Pack Blueprint By Weather
| Weather | Core Layers | Notes |
|---|---|---|
| Cool And Dry | Wicking base, fleece mid, wind shell | Keep fleece handy; vent early on climbs to stay dry inside the shell. |
| Wet And Mild | Light base, active-insulation mid, rain shell | Shell high and ready; stash spare socks top-side for quick swaps. |
| Cold And Windy | Thermal base, lofted jacket, hard shell | Gloves and beanie near the lid; add a dry bag just for the puffy. |
Bear-Smart Food Storage In Camp
In many parks and forests, food storage has specific rules by zone and season. Hard-sided canisters are commonly required in certain corridors, and soft options like Ursacks may have restrictions. Check current rules before you go, then pack storage accordingly. A canister rides best in the main cavity, sideways, close to your back so it doesn’t roll the pack off balance. For an active example of seasonal zones and dates, review the NPS guidance on backcountry food storage requirements.

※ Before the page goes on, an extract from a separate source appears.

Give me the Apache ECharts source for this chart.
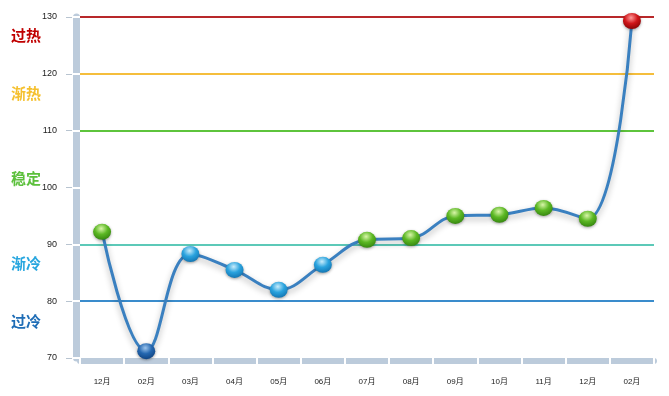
<!DOCTYPE html>
<html><head><meta charset="utf-8">
<script src="https://cdn.jsdelivr.net/npm/echarts@6/dist/echarts.min.js"></script>
<style>html,body{margin:0;padding:0;background:#fff}#c{width:669px;height:396px}</style>
</head><body><div id="c"></div>
<script>
const categories = ['12月','02月','03月','04月','05月','06月','07月','08月','09月','10月','11月','12月','02月'];
const values = [92.2, 71.2, 88.3, 85.5, 82.0, 86.4, 90.8, 91.1, 95.0, 95.2, 96.4, 94.5, 129.3];
const yTicks = [70, 80, 90, 100, 110, 120, 130];
const thresholds = [130, 120, 110, 90, 80];
const zoneNames = ['过热', '渐热', '稳定', '渐冷', '过冷'];

const lineColors = {130:'#b8282a', 120:'#f5be3c', 110:'#5ec43c', 90:'#5cc9b8', 80:'#3a8ccc'};
const zoneColors = ['#c00000', '#f5c02e', '#5cc03c', '#27a6df', '#1f6db6'];
const zoneY = [38, 96, 181, 266, 324];

function grad(c1, c2, c3){
  return new echarts.graphic.RadialGradient(0.45, 0.3, 0.8, [
    {offset:0, color:c1},{offset:0.45, color:c2},{offset:1, color:c3}]);
}
function ballColor(v){
  if (v >= 120) return grad('#ff9a9a', '#d0161a', '#7a0000');
  if (v >= 90) return grad('#d8f5a8', '#5cb824', '#2c7a0a');
  if (v >= 80) return grad('#c8ecfb', '#2aa3de', '#0d6aa8');
  return grad('#9cc4ec', '#2467b0', '#0b3c78');
}
const seriesData = values.map(v => ({value: v, itemStyle: {color: ballColor(v), borderWidth: 0,
  shadowColor:'rgba(0,0,0,0.35)', shadowBlur:3, shadowOffsetY:1}}));

const yMin = yTicks[0], yMax = yTicks[yTicks.length-1], yInt = yTicks[1]-yTicks[0];
const baseY = {type:'value', min:yMin, max:yMax, interval:yInt, position:'left', splitLine:{show:false}};

const chart = echarts.init(document.getElementById('c'), null, {renderer:'canvas'});
chart.setOption({
  animation:false,
  backgroundColor:'#fff',
  grid:{left:80, right:15, top:17, bottom:38},
  xAxis:[
    {type:'category', data:categories, boundaryGap:true, offset:3,
     axisLine:{show:true, lineStyle:{color:'#bccbdb', width:6}},
     axisTick:{show:false}, axisLabel:{show:false}},
    {type:'category', data:categories, boundaryGap:true, position:'bottom', offset:0,
     axisLine:{show:false},
     axisTick:{show:true, length:6, lineStyle:{color:'#fff', width:2}},
     axisLabel:{show:true, margin:20, fontSize:8, color:'#222', fontFamily:'Arial, "Noto Sans CJK SC"'}}
  ],
  yAxis:[
    Object.assign({}, baseY, {offset:3.5,
      axisLine:{show:true, lineStyle:{color:'#bccbdb', width:7}},
      axisTick:{show:false}, axisLabel:{show:false}}),
    Object.assign({}, baseY, {offset:7,
      axisLine:{show:false},
      axisTick:{show:true, inside:true, length:8, lineStyle:{color:'#fff', width:2}},
      axisLabel:{show:false}}),
    Object.assign({}, baseY, {offset:8,
      axisLine:{show:false},
      axisTick:{show:true, length:6, lineStyle:{color:'#b8c4d0', width:1}},
      axisLabel:{show:true, margin:15, fontSize:9, color:'#222', fontFamily:'Arial'}})
  ],
  series:[{
    type:'line', data:seriesData, smooth:0.4, xAxisIndex:1, yAxisIndex:0,
    symbol:'circle', symbolSize:[18,16], z:5,
    lineStyle:{color:'#3a80c0', width:3, shadowColor:'rgba(0,0,0,0.3)', shadowBlur:6, shadowOffsetY:3},
    markLine:{silent:true, symbol:'none', label:{show:false}, z:2,
      data: thresholds.map(t => ({yAxis:t, lineStyle:{color:lineColors[t], width:2, type:'solid'}}))}
  }],
  graphic: zoneNames.map((n,i) => ({type:'text', left:11, top:zoneY[i]-10, z:10,
    style:{text:n, fill:zoneColors[i], font:'bold 15px "Noto Sans CJK SC"'}}))
});
</script></body></html>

Quick-Grab Checklist Before You Hit The Trail
Access Items
- Map/phone with offline map in the lid or top pocket
- Snacks spread across hip pockets and the lid
- Water where you prefer: reservoir hose or bottle reach
- Shell and gloves near the top
- Headlamp and small first-aid pouch in the lid
Comfort And Safety
- Socks and sleep layer sealed in a dry bag
- Repair bits bundled: tape wrap, needle/floss, patch, tiny cord
- Stove nested in pot with lighter and spoon
- Fuel upright and away from food
- Toiletry kit in the front pocket for quick stops
Fine-Tuning On Trail
Micro-Adjust As Terrain Changes
Climbing? Snug load lifters a touch and bring the belt tight. Descending? Loosen the lifters slightly so the pack sits more upright. Long traverses with crosswinds? Tighten the wind-ward side compression one click to stop sway.
Keep The Pack Dry And Quiet
If rain sets in, add a cover and tuck loose webbing under elastic keepers. Silence rattles by wrapping metal pieces in a bandana. Little fixes like these keep your rhythm steady over long days.

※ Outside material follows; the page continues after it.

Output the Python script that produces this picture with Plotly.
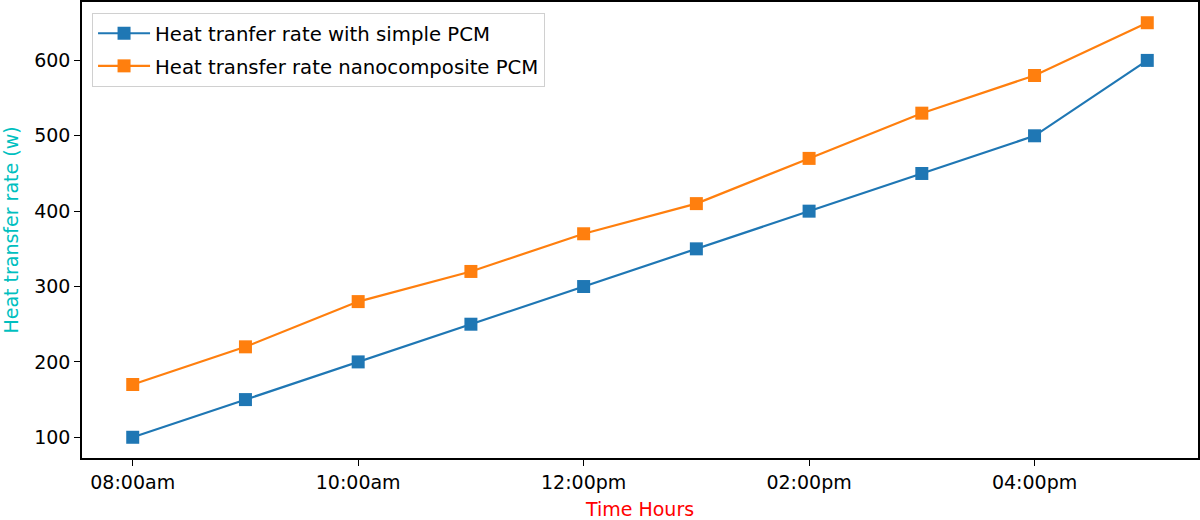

Sample Packing Order You Can Repeat
Morning Repacks Go Fast With A Routine
- Air sleep gear while you boil water.
- Roll the bag tight; drop it into the lined base.
- Seat the food bag and cook kit against the back panel.
- Wrap with tent body and midlayers.
- Top with shell, gloves, and snack kit.
- Balance side pockets: poles or bottle vs. fuel and stakes.
- Snug compression straps and give the pack a gentle shake test.
When You Need To Carry A Canister
Some routes ask for a hard-sided container by regulation. Pack it early in the loading process so space forms around it, not the other way. At camp, lock it and stash it away from sleeping areas. For a practical overview of why land managers set these rules and how to use containers well, the NPS pages on canisters provide current guidance and seasonal notes.
Wrap-Up: A Pack That Disappears On Your Back
Load close to the spine. Keep quick-use items on top and in hip pockets. Stop sway with compression and smart side balancing. Keep dry gear truly dry with a liner and targeted dry bags. Check local container rules and set your food storage accordingly. Follow these habits and your backpack carries smooth, stays organized, and remains ready for whatever the trail hands you.